The central trade-union apparatus—an appendage of the state responsible for driving the workers to produce—was only slowly involved in the process of democratization. In the end, despite the flood of resolutions coming in from local trade-union bodies and party workplace branches, the Dubcekites had to force the hand of the single trade-union federation—the roh. Some of its leaders were supporters of Novotný (the former first Party Secretary and President of the Republic) and handed in their resignations in March. The economist Ota Sik, formerly a member of the Academy of Sciences research team of social scientists which drew up the new (economic, political and prospective) model, became vice-premier charged with application of the reform. He had first to circumvent the obstacle of the central bureaucracy by appealing to the workers’ initiative. On 15 May, as commissions started meeting to draft a law on the socialist enterprise, strikes broke out in protest against the incompetence of enterprise managements.

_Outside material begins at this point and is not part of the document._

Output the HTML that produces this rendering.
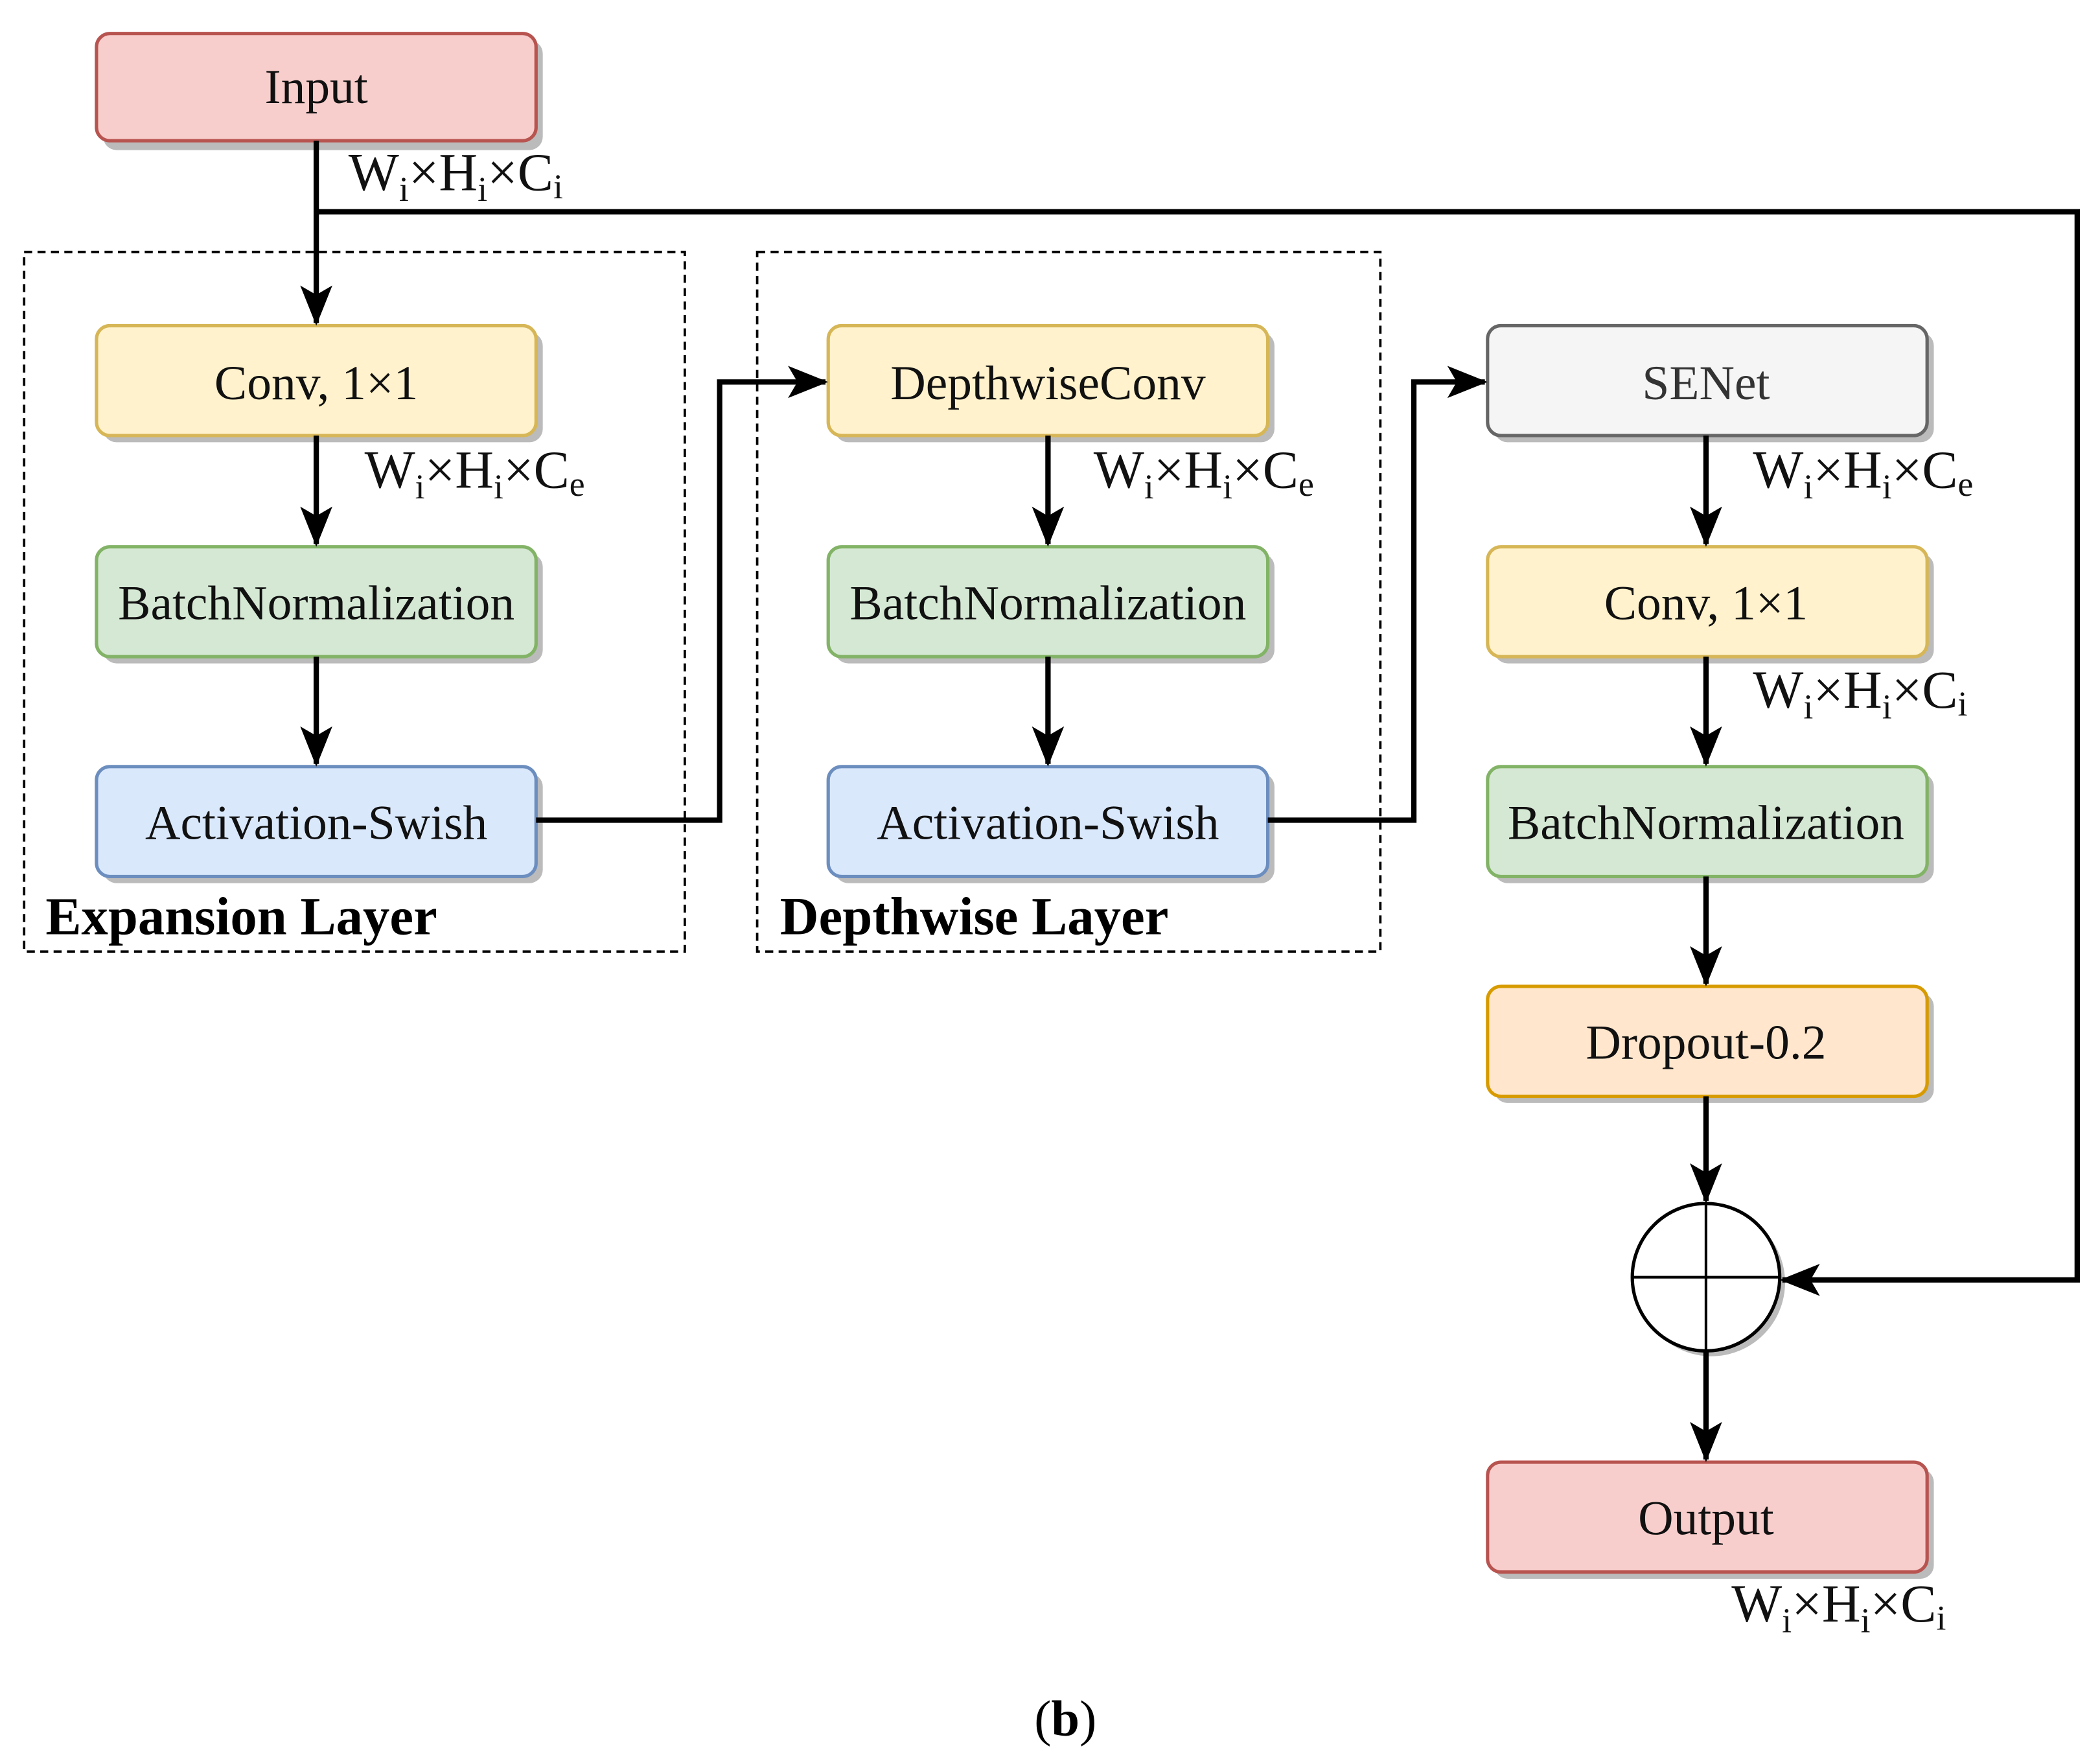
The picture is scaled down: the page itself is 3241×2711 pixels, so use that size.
<!DOCTYPE html>
<html><head><meta charset="utf-8"><style>html,body{margin:0;padding:0;background:#fff}svg{display:block}</style></head>
<body>
<svg width="3241" height="2711" viewBox="0 0 1567 1311" preserveAspectRatio="none" xmlns="http://www.w3.org/2000/svg" font-family="'Liberation Serif', serif">
<defs>
<marker id="a" viewBox="0 0 30 24" refX="28" refY="12" markerWidth="30" markerHeight="24" markerUnits="userSpaceOnUse" orient="auto">
<path d="M0,0 L30,12 L0,24 L7,12 Z" fill="#000"/>
</marker>
</defs>
<g fill="none" stroke="#000" stroke-width="1.8" stroke-dasharray="6,4">
<rect x="18" y="188" width="493" height="522"/>
<rect x="565" y="188" width="465" height="522"/>
</g>
<g stroke-width="2.5">
<g fill="#bbb" stroke="none">
<rect x="77" y="30" width="328" height="82" rx="10"/>
<rect x="77" y="248" width="328" height="82" rx="10"/>
<rect x="77" y="413" width="328" height="82" rx="10"/>
<rect x="77" y="577" width="328" height="82" rx="10"/>
<rect x="623" y="248" width="328" height="82" rx="10"/>
<rect x="623" y="413" width="328" height="82" rx="10"/>
<rect x="623" y="577" width="328" height="82" rx="10"/>
<rect x="1115" y="248" width="328" height="82" rx="10"/>
<rect x="1115" y="413" width="328" height="82" rx="10"/>
<rect x="1115" y="577" width="328" height="82" rx="10"/>
<rect x="1115" y="741" width="328" height="82" rx="10"/>
<rect x="1115" y="1096" width="328" height="82" rx="10"/>
<ellipse cx="1277" cy="957" rx="55" ry="55"/>
</g>
<rect x="72" y="25" width="328" height="80" rx="10" fill="#f8cecc" stroke="#b85450"/>
<rect x="72" y="243" width="328" height="82" rx="10" fill="#fff2cc" stroke="#d6b656"/>
<rect x="72" y="408" width="328" height="82" rx="10" fill="#d5e8d4" stroke="#82b366"/>
<rect x="72" y="572" width="328" height="82" rx="10" fill="#dae8fc" stroke="#6c8ebf"/>
<rect x="618" y="243" width="328" height="82" rx="10" fill="#fff2cc" stroke="#d6b656"/>
<rect x="618" y="408" width="328" height="82" rx="10" fill="#d5e8d4" stroke="#82b366"/>
<rect x="618" y="572" width="328" height="82" rx="10" fill="#dae8fc" stroke="#6c8ebf"/>
<rect x="1110" y="243" width="328" height="82" rx="10" fill="#f5f5f5" stroke="#666"/>
<rect x="1110" y="408" width="328" height="82" rx="10" fill="#fff2cc" stroke="#d6b656"/>
<rect x="1110" y="572" width="328" height="82" rx="10" fill="#d5e8d4" stroke="#82b366"/>
<rect x="1110" y="736" width="328" height="82" rx="10" fill="#ffe6cc" stroke="#d79b00"/>
<rect x="1110" y="1091" width="328" height="82" rx="10" fill="#f8cecc" stroke="#b85450"/>
<ellipse cx="1273" cy="953" rx="55" ry="55" fill="#fff" stroke="#000"/>
<path d="M1273,898 V1008 M1218,953 H1328" stroke="#000" stroke-width="2"/>
</g>
<g fill="none" stroke="#000" stroke-width="4">
<path d="M236,105 V241" marker-end="url(#a)"/>
<path d="M236,158 H1550 V955 H1330" marker-end="url(#a)"/>
<path d="M236,325 V406" marker-end="url(#a)"/>
<path d="M236,490 V570" marker-end="url(#a)"/>
<path d="M400,612 H537 V285 H616" marker-end="url(#a)"/>
<path d="M782,325 V406" marker-end="url(#a)"/>
<path d="M782,490 V570" marker-end="url(#a)"/>
<path d="M946,612 H1055 V285 H1108" marker-end="url(#a)"/>
<path d="M1273,325 V406" marker-end="url(#a)"/>
<path d="M1273,490 V570" marker-end="url(#a)"/>
<path d="M1273,654 V734" marker-end="url(#a)"/>
<path d="M1273,818 V896" marker-end="url(#a)"/>
<path d="M1273,1008 V1089" marker-end="url(#a)"/>
</g>
<g font-size="36.5" text-anchor="middle" fill="#111">
<text x="236" y="77">Input</text>
<text x="236" y="298">Conv, 1×1</text>
<text x="236" y="462">BatchNormalization</text>
<text x="236" y="626">Activation-Swish</text>
<text x="782" y="298">DepthwiseConv</text>
<text x="782" y="462">BatchNormalization</text>
<text x="782" y="626">Activation-Swish</text>
<text x="1273" y="298" fill="#333">SENet</text>
<text x="1273" y="462">Conv, 1×1</text>
<text x="1273" y="626">BatchNormalization</text>
<text x="1273" y="790">Dropout-0.2</text>
<text x="1273" y="1145">Output</text>
</g>
<g font-size="40" font-weight="bold" fill="#000">
<text x="34" y="697">Expansion Layer</text>
<text x="582" y="697">Depthwise Layer</text>
</g>
<g font-size="40" fill="#111">
<text x="260" y="142">W<tspan font-size="26" dy="8">i</tspan><tspan dy="-8">×H</tspan><tspan font-size="26" dy="8">i</tspan><tspan dy="-8">×C</tspan><tspan font-size="26" dy="6">i</tspan></text>
<text x="272" y="364">W<tspan font-size="26" dy="8">i</tspan><tspan dy="-8">×H</tspan><tspan font-size="26" dy="8">i</tspan><tspan dy="-8">×C</tspan><tspan font-size="26" dy="6">e</tspan></text>
<text x="816" y="364">W<tspan font-size="26" dy="8">i</tspan><tspan dy="-8">×H</tspan><tspan font-size="26" dy="8">i</tspan><tspan dy="-8">×C</tspan><tspan font-size="26" dy="6">e</tspan></text>
<text x="1308" y="364">W<tspan font-size="26" dy="8">i</tspan><tspan dy="-8">×H</tspan><tspan font-size="26" dy="8">i</tspan><tspan dy="-8">×C</tspan><tspan font-size="26" dy="6">e</tspan></text>
<text x="1308" y="528">W<tspan font-size="26" dy="8">i</tspan><tspan dy="-8">×H</tspan><tspan font-size="26" dy="8">i</tspan><tspan dy="-8">×C</tspan><tspan font-size="26" dy="6">i</tspan></text>
<text x="1292" y="1210">W<tspan font-size="26" dy="8">i</tspan><tspan dy="-8">×H</tspan><tspan font-size="26" dy="8">i</tspan><tspan dy="-8">×C</tspan><tspan font-size="26" dy="6">i</tspan></text>
</g>
<text x="795" y="1295" font-size="38" text-anchor="middle" fill="#000">(<tspan font-weight="bold">b</tspan>)</text>
</svg>
</body></html>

Craft federations, new trade unions and horizontal amalgamations sprang up everywhere. At the beginning of June, councils began to be formed at the gigantic plants of ckd Prague and Skoda Plzen. The government then published its ‘provisional principles of enterprise democracy’, which enlarged the area of competence of workers’ councils to include nomination of the director and questions concerning the staff and statutes of the enterprise. They did not, however, allocate the councils a final say in economic decisions, nor did they give any powers to mass meetings of the workforce. The councils themselves were to go considerably further than this when they drew up their own statutes.